What could a_0=s in Shamir's secret sharing scheme represent?

What could $a_0=s$ in Shamir's secret sharing scheme represent?

As we already know in a $k$ out of $n$ secret sharing scheme, a secret is split in $n$ parts however only $k=t$ parts (of a polynomial of degree $t-1$) are needed if we want to compute the secret. Suppose that $f$ is the polynomial function such that

$$f(x)=a_{t-1}x^{t-1}+a_{t-2}x^{t-2}+\cdots+a_1x+a_0=s+\sum_{i=1}^{t-1}a_ix^i,\text{such that } s=f(0)$$

$s\in\mathbb{F}_p$, say $s=5<p=11$, but in some cases we want to encode secrets like letters etc. Could we do this with this technique?

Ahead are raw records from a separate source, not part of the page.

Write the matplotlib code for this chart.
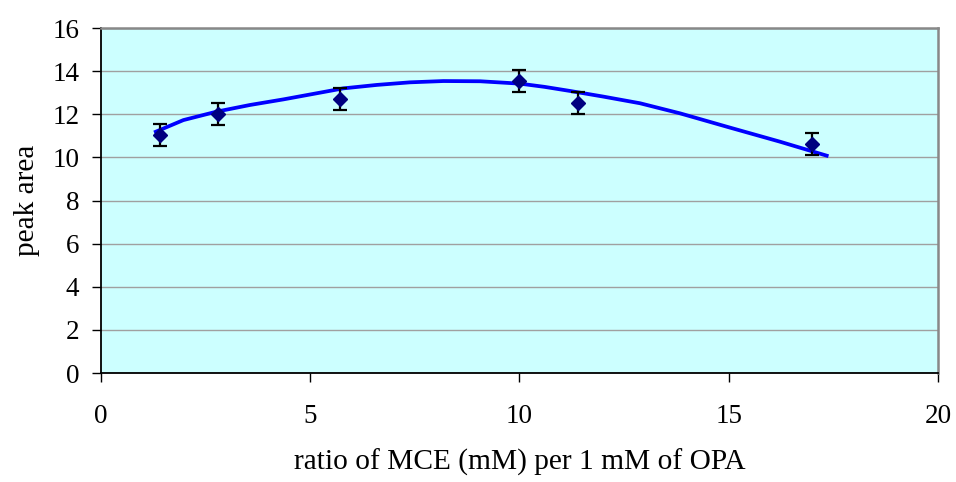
import matplotlib
matplotlib.use("Agg")
import matplotlib.pyplot as plt

ratio = [1.4, 2.8, 5.7, 10.0, 11.4, 17.0]
peak_area = [11.04, 12.0, 12.71, 13.54, 12.51, 10.62]
err = [0.5, 0.5, 0.5, 0.5, 0.5, 0.5]

# trendline
trend_x = [1.31, 1.97, 2.76, 3.56, 4.36, 5.23, 5.79, 6.59, 7.38, 8.18, 9.06,
           10.01, 10.6, 11.21, 12.0, 12.88, 13.84, 15.03, 16.22, 17.34]
trend_y = [11.19, 11.73, 12.12, 12.43, 12.69, 13.0, 13.2, 13.36, 13.48, 13.54, 13.53,
           13.42, 13.27, 13.08, 12.82, 12.51, 12.04, 11.38, 10.73, 10.08]

plt.rcParams['font.family'] = ['Liberation Serif', 'DejaVu Serif']

fig = plt.figure(figsize=(9.56, 4.82), dpi=100)
ax = fig.add_axes([0.1056, 0.2261, 0.8756, 0.7158])
ax.set_facecolor('#CCFFFF')

ax.plot(trend_x, trend_y, color='#0000FF', lw=2.7, zorder=3, solid_joinstyle='round')

ax.errorbar(ratio, peak_area, yerr=err, fmt='D', color='#000080', ms=7,
            ecolor='black', elinewidth=1.6, capsize=5, capthick=1.6, zorder=4)

ax.set_xlim(0, 20)
ax.set_ylim(0, 16)
ax.set_xticks([0, 5, 10, 15, 20])
ax.set_yticks(range(0, 17, 2))
ax.yaxis.grid(True, color='#A0A0A0', lw=1)
ax.set_axisbelow(True)

for s in ['top', 'right']:
    ax.spines[s].set_color('#888888')
    ax.spines[s].set_linewidth(1.8)
for s in ['left', 'bottom']:
    ax.spines[s].set_color('black')
    ax.spines[s].set_linewidth(1.3)

ax.tick_params(axis='y', direction='out', length=6.5, width=1, pad=9, labelsize=19.5)
ax.tick_params(axis='x', direction='out', length=6.5, width=1, pad=16, labelsize=19.5)

ax.set_xlabel('ratio of MCE (mM) per 1 mM of OPA', fontsize=21.2, labelpad=14)
ax.set_ylabel('peak area', fontsize=21.2, labelpad=9)

fig.savefig('out.png', dpi=100)
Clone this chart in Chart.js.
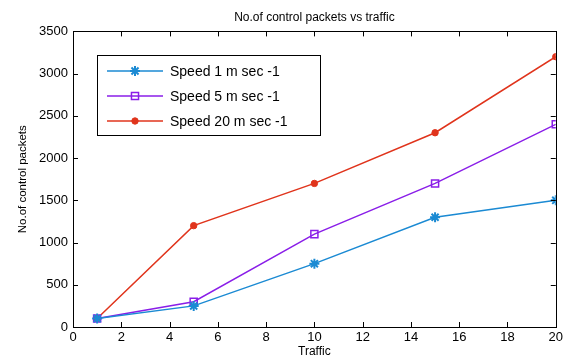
<!DOCTYPE html>
<html><head><meta charset="utf-8">
<script src="https://cdn.jsdelivr.net/npm/chart.js@4"></script>
<style>html,body{margin:0;padding:0;background:#fff}#wrap{width:566px;height:359px}</style>
</head><body><div id="wrap"><canvas id="c" width="566" height="359"></canvas></div>
<script>
const traffic = [1, 5, 10, 15, 20];
const speed1 = [100, 250, 750, 1300, 1500];
const speed5 = [100, 300, 1100, 1700, 2400];
const speed20 = [100, 1200, 1700, 2300, 3200];
const seriesLabels = ['Speed 1 m sec -1', 'Speed 5 m sec -1', 'Speed 20 m sec -1'];
const xTicks = [0,2,4,6,8,10,12,14,16,18,20];
const yTicks = [0,500,1000,1500,2000,2500,3000,3500];

const FONT = '"Liberation Sans", Arial, sans-serif';
const toXY = v => v.map((y,i)=>({x:traffic[i], y}));

const frame = {
  id:'frame',
  afterDraw(chart){
    const {ctx, chartArea:a, scales:{x,y}} = chart;
    ctx.save();
    ctx.strokeStyle='#000'; ctx.lineWidth=1;
    ctx.strokeRect(Math.round(a.left)+0.5, Math.round(a.top)+0.5, Math.round(a.right-a.left), Math.round(a.bottom-a.top));
    const L=5;
    ctx.beginPath();
    xTicks.forEach(v=>{const px=Math.round(x.getPixelForValue(v))+0.5;
      ctx.moveTo(px,a.bottom); ctx.lineTo(px,a.bottom-L);
      ctx.moveTo(px,a.top); ctx.lineTo(px,a.top+L);});
    yTicks.forEach(v=>{const py=Math.round(y.getPixelForValue(v))+0.5;
      ctx.moveTo(a.left,py); ctx.lineTo(a.left+L,py);
      ctx.moveTo(a.right,py); ctx.lineTo(a.right-L,py);});
    ctx.stroke();
    // legend
    const bx=97.5, by=55.5, bw=223, bh=80;
    ctx.fillStyle='#fff'; ctx.fillRect(bx,by,bw,bh);
    ctx.strokeRect(bx,by,bw,bh);
    ctx.font='14px '+FONT; ctx.textBaseline='middle'; ctx.textAlign='left';
    chart.data.datasets.forEach((ds,i)=>{
      const ry = 71 + i*25;
      ctx.strokeStyle=ds.borderColor; ctx.lineWidth=1.5;
      ctx.beginPath(); ctx.moveTo(107,ry); ctx.lineTo(163,ry); ctx.stroke();
      ctx.fillStyle=ds.pointBackgroundColor;
      ctx.strokeStyle=ds.pointBorderColor;
      ctx.lineWidth=ds.pointBorderWidth;
      Chart.helpers.drawPoint(ctx,{pointStyle:ds.pointStyle, radius:ds.pointRadius, borderWidth:ds.pointBorderWidth, rotation:0}, 135, ry);
      ctx.fillStyle='#000';
      ctx.fillText(ds.label, 170, ry+1);
    });
    ctx.restore();
  }
};

new Chart(document.getElementById('c'), {
  type:'line',
  data:{datasets:[
    {label:seriesLabels[0], data:toXY(speed1), borderColor:'#1b8ad3', backgroundColor:'#1b8ad3', pointStyle:'star', pointRadius:5, pointBorderWidth:2, borderWidth:1.5, pointBackgroundColor:'#1b8ad3', pointBorderColor:'#1b8ad3'},
    {label:seriesLabels[1], data:toXY(speed5), borderColor:'#8a1ee8', backgroundColor:'#ffffff', pointStyle:'rect', pointRadius:5, pointBorderWidth:1.5, borderWidth:1.5, pointBackgroundColor:'rgba(255,255,255,0)', pointBorderColor:'#8a1ee8'},
    {label:seriesLabels[2], data:toXY(speed20), borderColor:'#e0341c', backgroundColor:'#e0341c', pointStyle:'circle', pointRadius:3.2, pointBorderWidth:1, borderWidth:1.5, pointBackgroundColor:'#e0341c', pointBorderColor:'#e0341c'}
  ]},
  options:{
    responsive:false, animation:false,
    layout:{padding:{left:16,right:7,top:0,bottom:0}},
    plugins:{
      legend:{display:false}, tooltip:{enabled:false},
      title:{display:true, fullSize:false, text:'No.of control packets vs traffic', color:'#000', font:{family:FONT,size:12,weight:'normal'}, padding:{top:10,bottom:7}}
    },
    scales:{
      x:{type:'linear', min:0, max:20,
        afterBuildTicks:s=>{s.ticks=xTicks.map(v=>({value:v}));},
        afterFit:s=>{s.height=32;},
        grid:{display:false, drawTicks:false}, border:{display:false},
        ticks:{color:'#000', font:{family:FONT,size:13}, padding:3, maxRotation:0, callback:v=>String(v)},
        title:{display:true, text:'Traffic', color:'#000', font:{family:FONT,size:12}, padding:{top:0,bottom:0}}
      },
      y:{min:0, max:3500,
        afterBuildTicks:s=>{s.ticks=yTicks.map(v=>({value:v}));},
        afterFit:s=>{s.width=57;},
        grid:{display:false, drawTicks:false}, border:{display:false},
        ticks:{color:'#000', font:{family:FONT,size:13}, padding:5, callback:v=>String(v)},
        title:{display:true, text:'No.of control packets', color:'#000', font:{family:FONT,size:11.5}, padding:{top:0,bottom:4}}
      }
    }
  },
  plugins:[frame]
});
</script></body></html>
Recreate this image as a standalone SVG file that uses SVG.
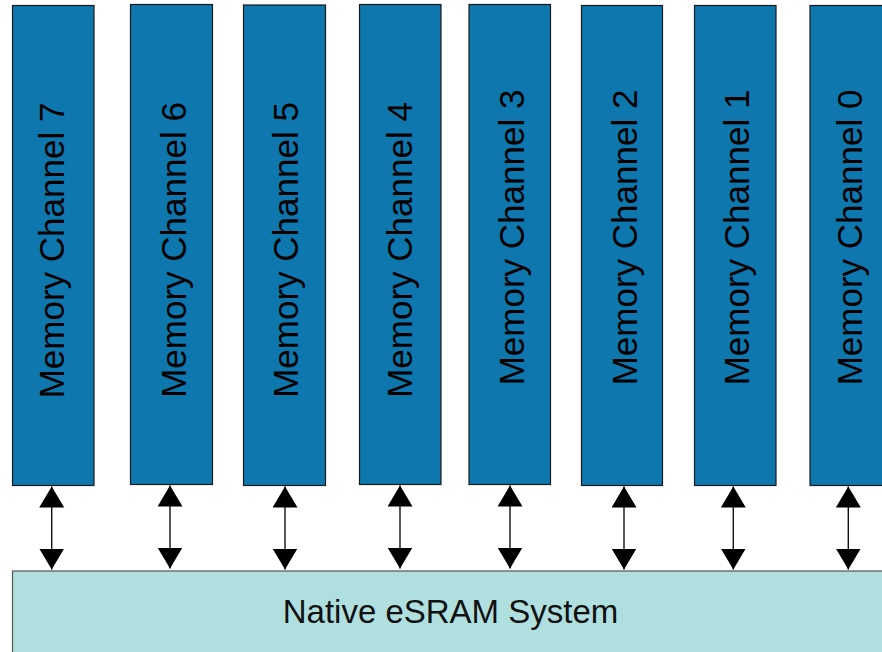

When you are trying to do Attribute Based Encryption schemes, the collection of points has a nice property such that if you scale the x-axis by a scalar, the polynomial still passes through the same y-intercept. So, you can use this scheme to represent a hash for point combinations; and give different users an incompatible set of points (to help in collusion-resistant schemes). Points on a polynomial can be used as a sort of commutative/idempotent hash, where the original points can be discarded by pinning the curve at points x=1,x=2,...x=n.

There is a whole genre of cryptography using Kronecker Delta and secret sharing schemes; where you can encode digital circuits in equations. You can use Shamir point addition to do things that resemble things that you do with Elliptic Curves.